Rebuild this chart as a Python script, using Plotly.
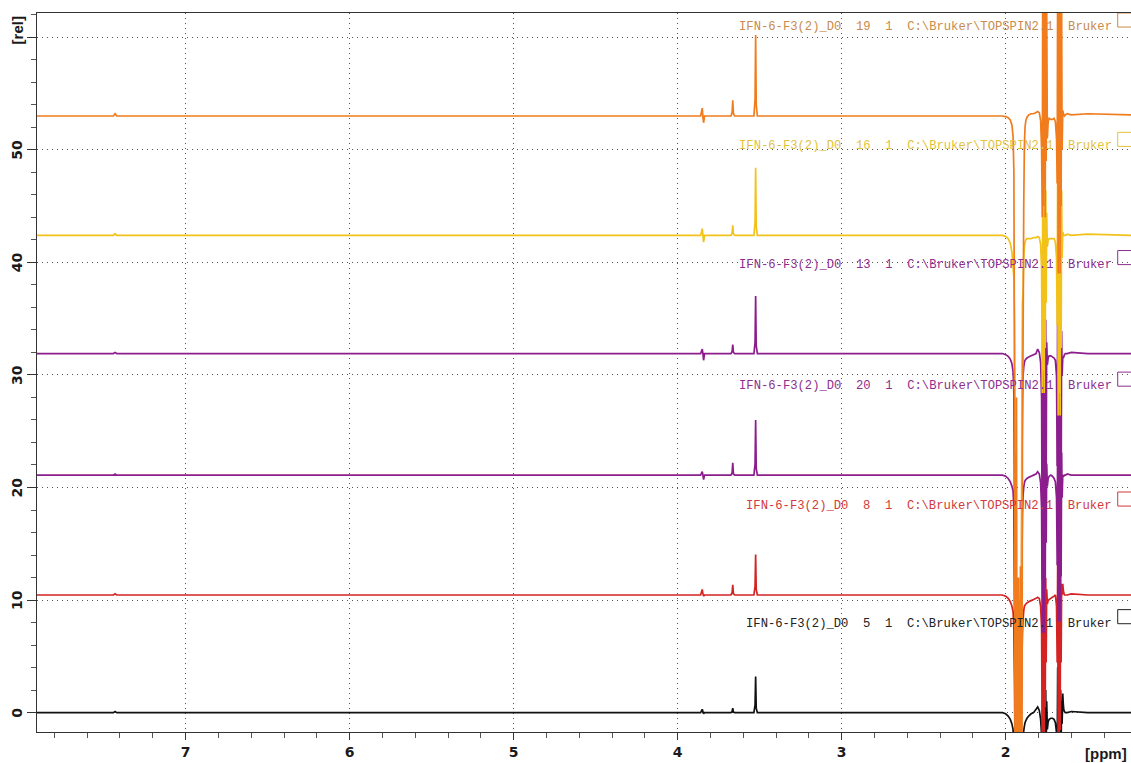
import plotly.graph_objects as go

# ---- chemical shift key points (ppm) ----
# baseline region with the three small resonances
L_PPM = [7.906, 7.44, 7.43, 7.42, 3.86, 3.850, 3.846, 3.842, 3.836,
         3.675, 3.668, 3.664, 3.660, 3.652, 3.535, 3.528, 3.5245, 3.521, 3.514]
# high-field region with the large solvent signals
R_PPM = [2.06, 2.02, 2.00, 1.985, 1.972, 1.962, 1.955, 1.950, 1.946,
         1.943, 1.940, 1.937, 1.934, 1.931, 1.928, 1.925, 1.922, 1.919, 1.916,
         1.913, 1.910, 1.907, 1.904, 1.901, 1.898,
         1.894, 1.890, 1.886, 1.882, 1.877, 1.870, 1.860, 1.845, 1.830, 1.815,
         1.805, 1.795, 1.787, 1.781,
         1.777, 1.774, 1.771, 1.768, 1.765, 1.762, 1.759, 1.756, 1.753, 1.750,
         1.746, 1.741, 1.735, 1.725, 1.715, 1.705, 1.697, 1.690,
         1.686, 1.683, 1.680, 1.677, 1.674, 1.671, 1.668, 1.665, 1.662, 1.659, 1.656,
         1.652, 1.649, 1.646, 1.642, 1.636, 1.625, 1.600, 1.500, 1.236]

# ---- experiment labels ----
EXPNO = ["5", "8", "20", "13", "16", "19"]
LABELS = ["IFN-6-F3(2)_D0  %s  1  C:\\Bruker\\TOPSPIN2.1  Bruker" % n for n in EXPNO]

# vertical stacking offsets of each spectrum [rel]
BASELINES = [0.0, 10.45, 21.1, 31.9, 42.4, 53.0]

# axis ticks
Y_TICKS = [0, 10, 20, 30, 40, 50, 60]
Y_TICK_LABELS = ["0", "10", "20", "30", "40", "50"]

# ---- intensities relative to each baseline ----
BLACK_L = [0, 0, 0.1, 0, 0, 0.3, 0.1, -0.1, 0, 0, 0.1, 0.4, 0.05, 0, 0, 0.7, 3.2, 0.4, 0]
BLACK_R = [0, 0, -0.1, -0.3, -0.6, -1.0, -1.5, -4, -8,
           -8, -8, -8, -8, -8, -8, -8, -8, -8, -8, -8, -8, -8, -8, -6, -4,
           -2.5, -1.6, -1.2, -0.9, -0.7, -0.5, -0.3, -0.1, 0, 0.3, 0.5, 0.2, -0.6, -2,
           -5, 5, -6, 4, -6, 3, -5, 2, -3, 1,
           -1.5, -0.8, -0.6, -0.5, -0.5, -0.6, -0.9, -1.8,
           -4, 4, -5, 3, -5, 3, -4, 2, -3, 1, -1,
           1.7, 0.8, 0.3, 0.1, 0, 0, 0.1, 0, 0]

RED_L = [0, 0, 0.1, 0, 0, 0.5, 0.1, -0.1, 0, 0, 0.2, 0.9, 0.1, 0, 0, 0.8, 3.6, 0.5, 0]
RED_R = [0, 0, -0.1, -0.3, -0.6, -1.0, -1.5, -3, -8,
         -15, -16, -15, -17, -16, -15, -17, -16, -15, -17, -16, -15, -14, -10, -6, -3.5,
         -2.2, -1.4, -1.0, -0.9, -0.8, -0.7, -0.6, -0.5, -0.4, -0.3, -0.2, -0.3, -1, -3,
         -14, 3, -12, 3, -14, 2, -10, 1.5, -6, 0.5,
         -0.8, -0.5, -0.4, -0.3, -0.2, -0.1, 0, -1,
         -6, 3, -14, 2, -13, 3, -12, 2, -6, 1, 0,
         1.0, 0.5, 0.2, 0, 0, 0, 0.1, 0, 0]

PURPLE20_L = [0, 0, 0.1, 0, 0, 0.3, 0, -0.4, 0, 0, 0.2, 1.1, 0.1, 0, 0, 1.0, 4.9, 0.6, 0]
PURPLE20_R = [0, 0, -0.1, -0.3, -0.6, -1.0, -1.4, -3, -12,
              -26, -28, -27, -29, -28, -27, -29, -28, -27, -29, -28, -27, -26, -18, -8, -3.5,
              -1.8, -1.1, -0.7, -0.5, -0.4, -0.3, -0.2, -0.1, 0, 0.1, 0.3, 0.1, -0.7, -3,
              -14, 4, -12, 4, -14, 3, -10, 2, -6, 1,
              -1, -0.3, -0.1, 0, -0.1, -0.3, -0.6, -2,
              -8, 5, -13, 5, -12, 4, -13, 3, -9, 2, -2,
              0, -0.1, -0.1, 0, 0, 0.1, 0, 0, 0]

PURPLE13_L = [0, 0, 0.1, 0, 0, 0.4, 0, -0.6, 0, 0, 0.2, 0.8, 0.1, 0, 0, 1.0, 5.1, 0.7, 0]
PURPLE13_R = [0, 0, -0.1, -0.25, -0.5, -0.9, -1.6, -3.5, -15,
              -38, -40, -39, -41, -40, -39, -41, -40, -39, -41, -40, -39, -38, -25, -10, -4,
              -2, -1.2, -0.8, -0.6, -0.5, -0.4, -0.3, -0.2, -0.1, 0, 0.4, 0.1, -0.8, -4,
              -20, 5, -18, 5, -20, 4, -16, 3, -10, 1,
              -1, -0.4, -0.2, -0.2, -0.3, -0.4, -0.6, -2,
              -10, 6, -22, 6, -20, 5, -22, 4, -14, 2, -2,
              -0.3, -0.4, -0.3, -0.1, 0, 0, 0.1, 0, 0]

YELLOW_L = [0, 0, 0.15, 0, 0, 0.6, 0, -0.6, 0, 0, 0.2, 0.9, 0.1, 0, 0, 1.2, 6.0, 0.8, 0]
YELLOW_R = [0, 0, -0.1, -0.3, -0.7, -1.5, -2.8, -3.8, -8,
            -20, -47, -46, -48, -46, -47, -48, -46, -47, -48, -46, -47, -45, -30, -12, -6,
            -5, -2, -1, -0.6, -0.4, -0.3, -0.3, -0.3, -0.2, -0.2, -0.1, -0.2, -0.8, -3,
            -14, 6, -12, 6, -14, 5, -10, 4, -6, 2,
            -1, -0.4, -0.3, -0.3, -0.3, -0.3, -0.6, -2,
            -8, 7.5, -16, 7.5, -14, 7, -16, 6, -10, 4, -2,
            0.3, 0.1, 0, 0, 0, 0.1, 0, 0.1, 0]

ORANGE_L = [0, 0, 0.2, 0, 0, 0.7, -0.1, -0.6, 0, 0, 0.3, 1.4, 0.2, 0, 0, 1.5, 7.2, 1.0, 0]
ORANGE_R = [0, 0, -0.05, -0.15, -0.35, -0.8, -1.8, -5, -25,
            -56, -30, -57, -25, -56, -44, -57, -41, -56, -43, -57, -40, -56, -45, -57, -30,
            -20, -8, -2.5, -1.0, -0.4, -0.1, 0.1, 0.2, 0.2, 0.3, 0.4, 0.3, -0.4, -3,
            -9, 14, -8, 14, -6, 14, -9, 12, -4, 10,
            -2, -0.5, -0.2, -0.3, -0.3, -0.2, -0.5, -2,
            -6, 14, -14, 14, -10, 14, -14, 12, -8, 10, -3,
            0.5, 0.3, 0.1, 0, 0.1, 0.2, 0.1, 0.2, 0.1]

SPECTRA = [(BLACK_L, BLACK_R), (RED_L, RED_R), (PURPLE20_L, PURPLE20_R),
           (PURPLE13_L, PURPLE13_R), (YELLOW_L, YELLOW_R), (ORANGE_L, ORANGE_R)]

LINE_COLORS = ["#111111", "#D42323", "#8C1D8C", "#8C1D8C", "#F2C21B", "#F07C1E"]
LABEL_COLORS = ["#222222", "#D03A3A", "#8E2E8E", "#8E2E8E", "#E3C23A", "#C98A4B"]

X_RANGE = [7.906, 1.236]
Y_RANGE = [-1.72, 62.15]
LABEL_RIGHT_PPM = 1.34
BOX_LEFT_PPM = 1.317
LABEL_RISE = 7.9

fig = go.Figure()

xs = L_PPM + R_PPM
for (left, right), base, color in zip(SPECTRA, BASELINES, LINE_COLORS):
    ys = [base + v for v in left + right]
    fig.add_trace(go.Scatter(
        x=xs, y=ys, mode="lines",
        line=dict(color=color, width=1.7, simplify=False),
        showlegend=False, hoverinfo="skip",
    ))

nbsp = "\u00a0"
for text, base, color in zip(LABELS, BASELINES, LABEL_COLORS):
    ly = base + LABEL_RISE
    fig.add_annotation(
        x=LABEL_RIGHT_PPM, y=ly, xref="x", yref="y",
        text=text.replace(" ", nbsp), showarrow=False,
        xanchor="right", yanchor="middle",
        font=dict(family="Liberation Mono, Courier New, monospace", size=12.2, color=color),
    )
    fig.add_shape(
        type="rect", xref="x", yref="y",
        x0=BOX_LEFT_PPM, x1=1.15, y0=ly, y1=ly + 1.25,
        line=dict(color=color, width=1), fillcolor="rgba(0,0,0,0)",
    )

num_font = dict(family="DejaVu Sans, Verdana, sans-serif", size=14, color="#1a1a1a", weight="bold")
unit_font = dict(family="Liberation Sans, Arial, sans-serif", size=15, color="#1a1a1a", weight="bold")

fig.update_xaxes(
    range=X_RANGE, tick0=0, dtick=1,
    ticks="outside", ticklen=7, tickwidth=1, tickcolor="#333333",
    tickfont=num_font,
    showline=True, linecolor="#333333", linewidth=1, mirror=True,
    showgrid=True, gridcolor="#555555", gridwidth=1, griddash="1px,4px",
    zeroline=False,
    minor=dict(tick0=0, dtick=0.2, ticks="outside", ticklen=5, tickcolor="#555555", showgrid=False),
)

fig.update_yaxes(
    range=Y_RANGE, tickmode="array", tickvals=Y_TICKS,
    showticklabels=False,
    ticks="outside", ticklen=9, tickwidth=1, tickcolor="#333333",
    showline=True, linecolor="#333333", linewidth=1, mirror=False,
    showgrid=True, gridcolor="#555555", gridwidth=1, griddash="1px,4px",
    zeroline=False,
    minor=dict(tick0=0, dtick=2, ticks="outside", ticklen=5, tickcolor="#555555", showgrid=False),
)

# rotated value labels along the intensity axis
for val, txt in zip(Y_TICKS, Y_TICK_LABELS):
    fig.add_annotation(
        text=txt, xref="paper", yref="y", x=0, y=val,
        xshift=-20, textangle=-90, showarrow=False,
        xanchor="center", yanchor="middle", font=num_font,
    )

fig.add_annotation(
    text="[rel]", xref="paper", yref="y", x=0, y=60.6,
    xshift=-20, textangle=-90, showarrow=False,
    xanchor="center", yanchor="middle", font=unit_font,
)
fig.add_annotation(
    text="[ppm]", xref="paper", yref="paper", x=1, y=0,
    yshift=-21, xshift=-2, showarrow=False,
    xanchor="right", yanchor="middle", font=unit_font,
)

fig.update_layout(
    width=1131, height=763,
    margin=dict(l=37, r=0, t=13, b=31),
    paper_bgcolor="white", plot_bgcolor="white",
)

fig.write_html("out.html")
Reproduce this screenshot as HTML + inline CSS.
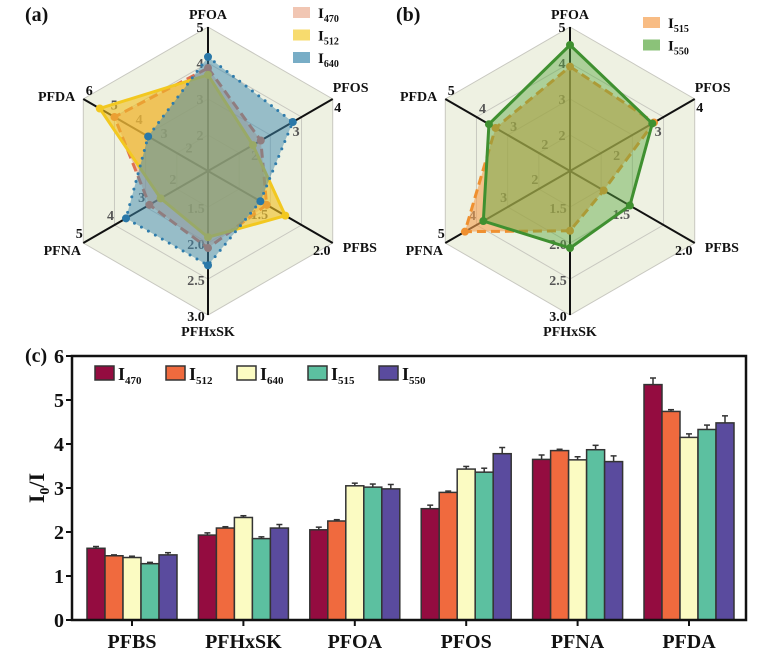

· · · · · · ·

▶ _EXERCISE DETAILS_:
Print the entries as they stand, first line through the line holding "import plotly.graph_objects as go", with every picture removed.

▶ _EXPECTED ANSWER_:
Rebuild this chart as a Python script, using Plotly.
import plotly.graph_objects as go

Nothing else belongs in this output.